### What this task involves
Output the material beneath this task exactly, images excluded.

### Source excerpt
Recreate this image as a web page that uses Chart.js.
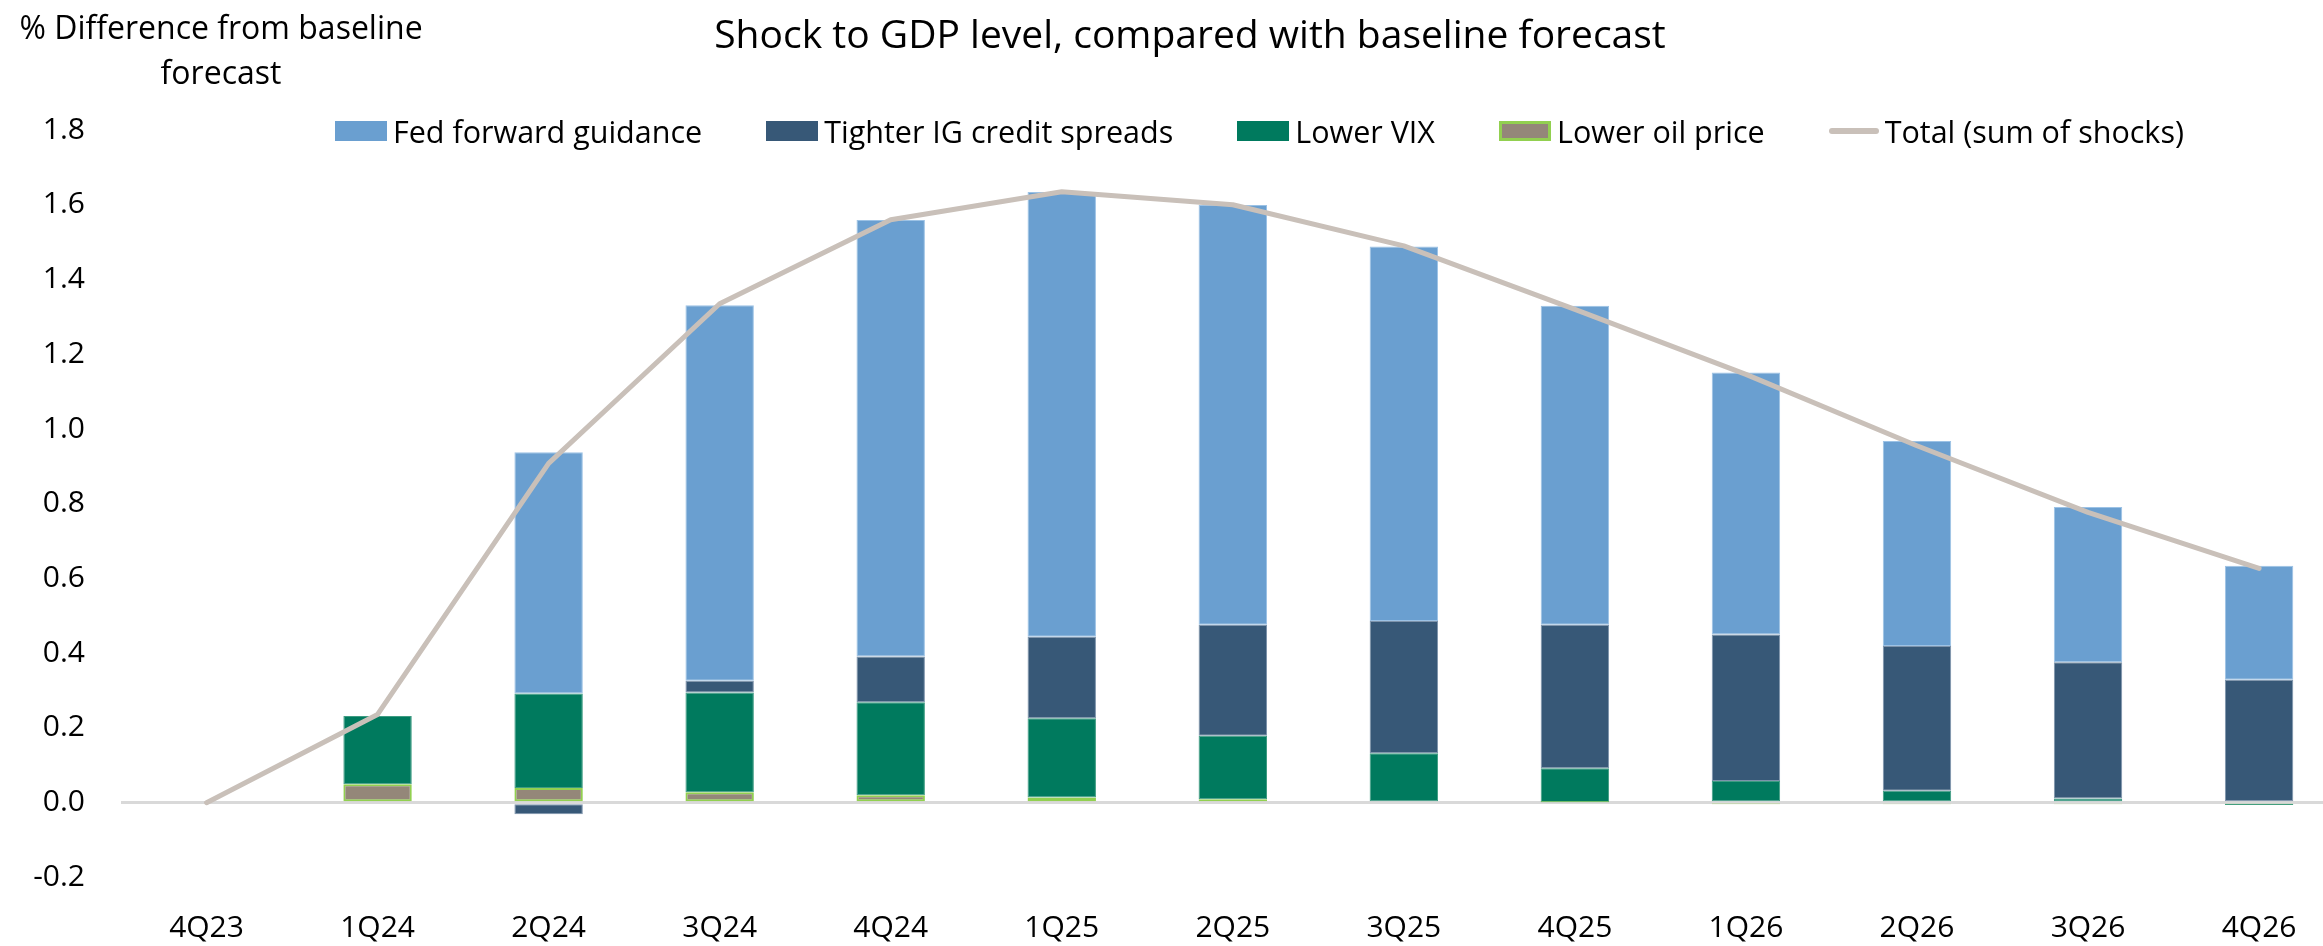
<!DOCTYPE html>
<html>
<head>
<meta charset="utf-8">
<script src="https://cdn.jsdelivr.net/npm/chart.js@4.4.1/dist/chart.umd.min.js"></script>
<style>
  html, body { margin: 0; padding: 0; background: #fff; overflow: hidden; }
  body { width: 2323px; height: 946px; position: relative; font-family: "Open Sans", "Noto Sans", sans-serif; color: #000; }
  #chart { position: absolute; left: 0; top: 0; }
  .title { position: absolute; left: 1190px; top: 6px; transform: translateX(-50%); font-size: 39px; white-space: nowrap; }
  .ytitle { position: absolute; left: 221px; top: 4px; transform: translateX(-50%); font-size: 32px; line-height: 45px; text-align: center; white-space: nowrap; }
  #legend { position: absolute; left: 335px; top: 110px; display: flex; align-items: center; gap: 64px; font-size: 30.5px; white-space: nowrap; }
  #legend .item { display: flex; align-items: center; gap: 6px; }
  #legend .box { width: 52px; height: 20px; box-sizing: border-box; }
  #legend .line { width: 50px; height: 6px; border-radius: 3px; }
</style>
</head>
<body>
<canvas id="chart" width="2400" height="946"></canvas>
<div class="title">Shock to GDP level, compared with baseline forecast</div>
<div class="ytitle">% Difference from baseline<br>forecast</div>
<div id="legend"></div>
<script>
const quarters = ["4Q23", "1Q24", "2Q24", "3Q24", "4Q24", "1Q25", "2Q25", "3Q25", "4Q25", "1Q26", "2Q26", "3Q26", "4Q26"];

const oilPrice = [0, 0.049, 0.039, 0.028, 0.020, 0.014, 0.009, 0.004, 0.001, -0.002, -0.003, -0.003, -0.003];
const lowerVix = [0, 0.183, 0.253, 0.267, 0.249, 0.212, 0.170, 0.128, 0.091, 0.058, 0.032, 0.011, -0.003];
const igSpreads = [0, 0, -0.031, 0.031, 0.122, 0.218, 0.297, 0.354, 0.384, 0.392, 0.387, 0.365, 0.329];
const fedGuidance = [0, 0, 0.646, 1.005, 1.168, 1.190, 1.123, 1.002, 0.854, 0.701, 0.549, 0.415, 0.305];
const totalShocks = [0, 0.236, 0.908, 1.335, 1.560, 1.635, 1.600, 1.490, 1.320, 1.146, 0.955, 0.777, 0.627];

const yTicks = [-0.2, 0, 0.2, 0.4, 0.6, 0.8, 1.0, 1.2, 1.4, 1.6, 1.8];

const colors = {
  fed: "#6A9FD0", fedEdge: "#9CC2E5",
  ig: "#375877", igEdge: "#7D93AB",
  vix: "#007A5E", vixEdge: "#3E9C82",
  oil: "#948779", oilEdge: "#92D050",
  total: "#C9C0B9"
};

const FONT = "'Open Sans', 'Noto Sans', sans-serif";

// html legend, in the order the chart shows it
const legendItems = [
  { label: "Fed forward guidance", fill: colors.fed },
  { label: "Tighter IG credit spreads", fill: colors.ig },
  { label: "Lower VIX", fill: colors.vix },
  { label: "Lower oil price", fill: colors.oil, edge: colors.oilEdge },
  { label: "Total (sum of shocks)", line: colors.total }
];
const legendEl = document.getElementById("legend");
legendItems.forEach(it => {
  const item = document.createElement("div");
  item.className = "item";
  const mark = document.createElement("div");
  if (it.line) {
    mark.className = "line";
    mark.style.background = it.line;
  } else {
    mark.className = "box";
    mark.style.background = it.fill;
    if (it.edge) mark.style.border = `3px solid ${it.edge}`;
  }
  const txt = document.createElement("span");
  txt.textContent = it.label;
  item.append(mark, txt);
  legendEl.appendChild(item);
});

const barBase = { type: "bar", stack: "shocks", order: 1, barPercentage: 0.4, categoryPercentage: 1, borderSkipped: false };

new Chart(document.getElementById("chart").getContext("2d"), {
  data: {
    labels: quarters,
    datasets: [
      { ...barBase, label: "Lower oil price", data: oilPrice, backgroundColor: colors.oil, borderColor: colors.oilEdge, borderWidth: 2 },
      { ...barBase, label: "Lower VIX", data: lowerVix, backgroundColor: colors.vix, borderColor: colors.vixEdge, borderWidth: 1 },
      { ...barBase, label: "Tighter IG credit spreads", data: igSpreads, backgroundColor: colors.ig, borderColor: colors.igEdge, borderWidth: 1 },
      { ...barBase, label: "Fed forward guidance", data: fedGuidance, backgroundColor: colors.fed, borderColor: colors.fedEdge, borderWidth: 1 },
      {
        type: "line", stack: "total", order: 0, label: "Total (sum of shocks)", data: totalShocks,
        borderColor: colors.total, borderWidth: 5, pointRadius: 0, tension: 0,
        borderCapStyle: "round", borderJoinStyle: "round", fill: false
      }
    ]
  },
  options: {
    responsive: false,
    animation: false,
    devicePixelRatio: 1,
    layout: { padding: { left: 0, right: 55.4, top: 130, bottom: 0 } },
    plugins: { legend: { display: false }, tooltip: { enabled: false }, title: { display: false } },
    scales: {
      x: {
        stacked: true,
        grid: { display: false, drawTicks: false },
        border: { display: false },
        ticks: { font: { family: FONT, size: 30 }, color: "#000", padding: 33, maxRotation: 0, autoSkip: false },
        afterFit: s => { s.height = 68.6; }
      },
      y: {
        stacked: true,
        min: -0.2,
        max: 1.8,
        afterBuildTicks: s => { s.ticks = yTicks.map(v => ({ value: v })); },
        ticks: { font: { family: FONT, size: 30 }, color: "#000", padding: 36, callback: v => Number(v).toFixed(1) },
        grid: {
          drawTicks: false,
          lineWidth: 3,
          color: ctx => (ctx.tick && Math.abs(ctx.tick.value) < 1e-9 ? "#D9D9D9" : "rgba(0,0,0,0)")
        },
        border: { display: false },
        afterFit: s => { s.width = 121; }
      }
    }
  }
});
</script>
</body>
</html>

### Right answer
Recreate this image as a web page that uses Chart.js.
<!DOCTYPE html>
<html>
<head>
<meta charset="utf-8">
<script src="https://cdn.jsdelivr.net/npm/chart.js@4.4.1/dist/chart.umd.min.js"></script>
<style>
  html, body { margin: 0; padding: 0; background: #fff; overflow: hidden; }
  body { width: 2323px; height: 946px; position: relative; font-family: "Open Sans", "Noto Sans", sans-serif; color: #000; }
  #chart { position: absolute; left: 0; top: 0; }
  .title { position: absolute; left: 1190px; top: 6px; transform: translateX(-50%); font-size: 39px; white-space: nowrap; }
  .ytitle { position: absolute; left: 221px; top: 4px; transform: translateX(-50%); font-size: 32px; line-height: 45px; text-align: center; white-space: nowrap; }
  #legend { position: absolute; left: 335px; top: 110px; display: flex; align-items: center; gap: 64px; font-size: 30.5px; white-space: nowrap; }
  #legend .item { display: flex; align-items: center; gap: 6px; }
  #legend .box { width: 52px; height: 20px; box-sizing: border-box; }
  #legend .line { width: 50px; height: 6px; border-radius: 3px; }
</style>
</head>
<body>
<canvas id="chart" width="2400" height="946"></canvas>
<div class="title">Shock to GDP level, compared with baseline forecast</div>
<div class="ytitle">% Difference from baseline<br>forecast</div>
<div id="legend"></div>
<script>
const quarters = ["4Q23", "1Q24", "2Q24", "3Q24", "4Q24", "1Q25", "2Q25", "3Q25", "4Q25", "1Q26", "2Q26", "3Q26", "4Q26"];

const oilPrice = [0, 0.049, 0.039, 0.028, 0.020, 0.014, 0.009, 0.004, 0.001, -0.002, -0.003, -0.003, -0.003];
const lowerVix = [0, 0.183, 0.253, 0.267, 0.249, 0.212, 0.170, 0.128, 0.091, 0.058, 0.032, 0.011, -0.003];
const igSpreads = [0, 0, -0.031, 0.031, 0.122, 0.218, 0.297, 0.354, 0.384, 0.392, 0.387, 0.365, 0.329];
const fedGuidance = [0, 0, 0.646, 1.005, 1.168, 1.190, 1.123, 1.002, 0.854, 0.701, 0.549, 0.415, 0.305];
const totalShocks = [0, 0.236, 0.908, 1.335, 1.560, 1.635, 1.600, 1.490, 1.320, 1.146, 0.955, 0.777, 0.627];

const yTicks = [-0.2, 0, 0.2, 0.4, 0.6, 0.8, 1.0, 1.2, 1.4, 1.6, 1.8];

const colors = {
  fed: "#6A9FD0", fedEdge: "#9CC2E5",
  ig: "#375877", igEdge: "#7D93AB",
  vix: "#007A5E", vixEdge: "#3E9C82",
  oil: "#948779", oilEdge: "#92D050",
  total: "#C9C0B9"
};

const FONT = "'Open Sans', 'Noto Sans', sans-serif";

// html legend, in the order the chart shows it
const legendItems = [
  { label: "Fed forward guidance", fill: colors.fed },
  { label: "Tighter IG credit spreads", fill: colors.ig },
  { label: "Lower VIX", fill: colors.vix },
  { label: "Lower oil price", fill: colors.oil, edge: colors.oilEdge },
  { label: "Total (sum of shocks)", line: colors.total }
];
const legendEl = document.getElementById("legend");
legendItems.forEach(it => {
  const item = document.createElement("div");
  item.className = "item";
  const mark = document.createElement("div");
  if (it.line) {
    mark.className = "line";
    mark.style.background = it.line;
  } else {
    mark.className = "box";
    mark.style.background = it.fill;
    if (it.edge) mark.style.border = `3px solid ${it.edge}`;
  }
  const txt = document.createElement("span");
  txt.textContent = it.label;
  item.append(mark, txt);
  legendEl.appendChild(item);
});

const barBase = { type: "bar", stack: "shocks", order: 1, barPercentage: 0.4, categoryPercentage: 1, borderSkipped: false };

new Chart(document.getElementById("chart").getContext("2d"), {
  data: {
    labels: quarters,
    datasets: [
      { ...barBase, label: "Lower oil price", data: oilPrice, backgroundColor: colors.oil, borderColor: colors.oilEdge, borderWidth: 2 },
      { ...barBase, label: "Lower VIX", data: lowerVix, backgroundColor: colors.vix, borderColor: colors.vixEdge, borderWidth: 1 },
      { ...barBase, label: "Tighter IG credit spreads", data: igSpreads, backgroundColor: colors.ig, borderColor: colors.igEdge, borderWidth: 1 },
      { ...barBase, label: "Fed forward guidance", data: fedGuidance, backgroundColor: colors.fed, borderColor: colors.fedEdge, borderWidth: 1 },
      {
        type: "line", stack: "total", order: 0, label: "Total (sum of shocks)", data: totalShocks,
        borderColor: colors.total, borderWidth: 5, pointRadius: 0, tension: 0,
        borderCapStyle: "round", borderJoinStyle: "round", fill: false
      }
    ]
  },
  options: {
    responsive: false,
    animation: false,
    devicePixelRatio: 1,
    layout: { padding: { left: 0, right: 55.4, top: 130, bottom: 0 } },
    plugins: { legend: { display: false }, tooltip: { enabled: false }, title: { display: false } },
    scales: {
      x: {
        stacked: true,
        grid: { display: false, drawTicks: false },
        border: { display: false },
        ticks: { font: { family: FONT, size: 30 }, color: "#000", padding: 33, maxRotation: 0, autoSkip: false },
        afterFit: s => { s.height = 68.6; }
      },
      y: {
        stacked: true,
        min: -0.2,
        max: 1.8,
        afterBuildTicks: s => { s.ticks = yTicks.map(v => ({ value: v })); },
        ticks: { font: { family: FONT, size: 30 }, color: "#000", padding: 36, callback: v => Number(v).toFixed(1) },
        grid: {
          drawTicks: false,
          lineWidth: 3,
          color: ctx => (ctx.tick && Math.abs(ctx.tick.value) < 1e-9 ? "#D9D9D9" : "rgba(0,0,0,0)")
        },
        border: { display: false },
        afterFit: s => { s.width = 121; }
      }
    }
  }
});
</script>
</body>
</html>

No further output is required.